For a country battling credibility issues with respect of its investment climate and following the hesitation of investors in 2010 to venture into the sector, this drama sends all the wrong signals.
In the first instance, the confession from Xerxes that what they brought into the deal was “goodwill” does a lot to strengthen the view of many that the power sector assets were sold to friends and cronies who could muster technical partners. It also means that the required due diligence may not have been conducted since the main determinant was this amorphous currency called “goodwill”. It is doubtful if any bank anywhere receives deposits of “goodwill” in place of cash. It will also be interesting to Nigerians to know that part of the payment the country was supposed to have received for the Disco was denominated in “goodwill”.
Bottom line: The shares came at a cost and that cost needed to be fully paid up for.

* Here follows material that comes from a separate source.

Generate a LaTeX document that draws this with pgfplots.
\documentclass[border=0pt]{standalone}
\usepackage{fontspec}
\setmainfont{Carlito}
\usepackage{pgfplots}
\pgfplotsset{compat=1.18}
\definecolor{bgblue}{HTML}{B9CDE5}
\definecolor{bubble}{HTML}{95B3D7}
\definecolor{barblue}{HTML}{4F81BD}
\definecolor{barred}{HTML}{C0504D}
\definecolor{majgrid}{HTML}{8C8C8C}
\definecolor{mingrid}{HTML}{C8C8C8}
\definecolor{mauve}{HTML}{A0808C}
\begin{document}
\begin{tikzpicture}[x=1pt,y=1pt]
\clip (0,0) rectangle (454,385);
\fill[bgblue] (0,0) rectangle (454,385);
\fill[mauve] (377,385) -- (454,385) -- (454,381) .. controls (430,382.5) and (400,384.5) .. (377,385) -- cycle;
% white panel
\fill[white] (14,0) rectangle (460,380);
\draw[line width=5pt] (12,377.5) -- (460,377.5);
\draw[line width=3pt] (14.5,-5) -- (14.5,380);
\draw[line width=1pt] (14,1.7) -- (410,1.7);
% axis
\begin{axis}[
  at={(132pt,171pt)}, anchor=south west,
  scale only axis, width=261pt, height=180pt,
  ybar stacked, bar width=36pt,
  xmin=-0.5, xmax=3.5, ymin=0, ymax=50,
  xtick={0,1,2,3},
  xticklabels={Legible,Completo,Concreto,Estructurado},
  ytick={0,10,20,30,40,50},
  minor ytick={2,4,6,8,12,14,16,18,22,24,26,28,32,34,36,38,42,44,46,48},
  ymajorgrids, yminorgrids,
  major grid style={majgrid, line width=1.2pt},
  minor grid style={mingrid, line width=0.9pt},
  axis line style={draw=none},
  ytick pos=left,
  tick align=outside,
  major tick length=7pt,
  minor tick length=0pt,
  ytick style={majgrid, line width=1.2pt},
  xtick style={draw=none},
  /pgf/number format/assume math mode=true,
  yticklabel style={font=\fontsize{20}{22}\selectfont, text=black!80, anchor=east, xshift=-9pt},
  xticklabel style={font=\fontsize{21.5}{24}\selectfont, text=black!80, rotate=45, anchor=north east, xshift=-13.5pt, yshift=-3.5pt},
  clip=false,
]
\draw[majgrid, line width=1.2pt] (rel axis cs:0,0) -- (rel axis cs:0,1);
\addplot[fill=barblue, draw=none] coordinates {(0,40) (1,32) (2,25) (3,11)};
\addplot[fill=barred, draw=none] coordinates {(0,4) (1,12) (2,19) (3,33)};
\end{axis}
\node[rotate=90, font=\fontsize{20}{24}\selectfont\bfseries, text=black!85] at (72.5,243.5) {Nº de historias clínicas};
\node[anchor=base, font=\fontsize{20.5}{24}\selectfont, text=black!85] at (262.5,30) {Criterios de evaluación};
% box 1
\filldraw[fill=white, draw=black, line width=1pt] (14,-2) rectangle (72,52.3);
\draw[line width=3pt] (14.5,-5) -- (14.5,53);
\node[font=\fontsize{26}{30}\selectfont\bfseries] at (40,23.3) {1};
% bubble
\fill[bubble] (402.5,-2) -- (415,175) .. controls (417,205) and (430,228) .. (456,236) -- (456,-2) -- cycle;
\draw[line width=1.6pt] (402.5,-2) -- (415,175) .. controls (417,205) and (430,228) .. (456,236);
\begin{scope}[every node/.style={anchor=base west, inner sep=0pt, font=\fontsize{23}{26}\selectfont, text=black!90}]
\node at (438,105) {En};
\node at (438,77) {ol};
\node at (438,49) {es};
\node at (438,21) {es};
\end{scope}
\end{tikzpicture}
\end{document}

Secondly, it creates a sense of serious concern where even when a competent technical and financial partner is on board – and where that investor is railroaded into fully funding the acquisition simply to ensure that all prerequisites are met – a non-performing party can insist on laying claims to equity that they have not paid for and show interest in selling off the company to another company which is alleged to also have political links (even though there is a subsisting Arbitration Award in favor of the partner that is alleged to have made the payment).
Africa as a continent needs to get a lot of things right and one of those things is how business is conducted between key players on the continent. This will go a long way in determining how much wealth is retained and redistributed on the continent. The likes of Aliko Dangote and Tony Elumelu have been leading the way in this agenda to create African super-businesses, but progress will be slow if we are known to be hostile to our African brothers who express desire to do business in our land.
We should be at a point now where any African country seeking investors in any of its sectors can confidently expect that African investors will quickly jump at such opportunities rather than having to go cap in hand to off-continent investors. No matter how big those investments get, they will remain sources of capital flight off the continent.
We recently beat our chests in celebration of our climb up the ease of doing business index. Stories like this reinforce the belief that those indices are on paper and differ from the reality on the ground.
Nigeria, are we serious about doing business?
- Gabriel wrote in from Jos, Plateau State.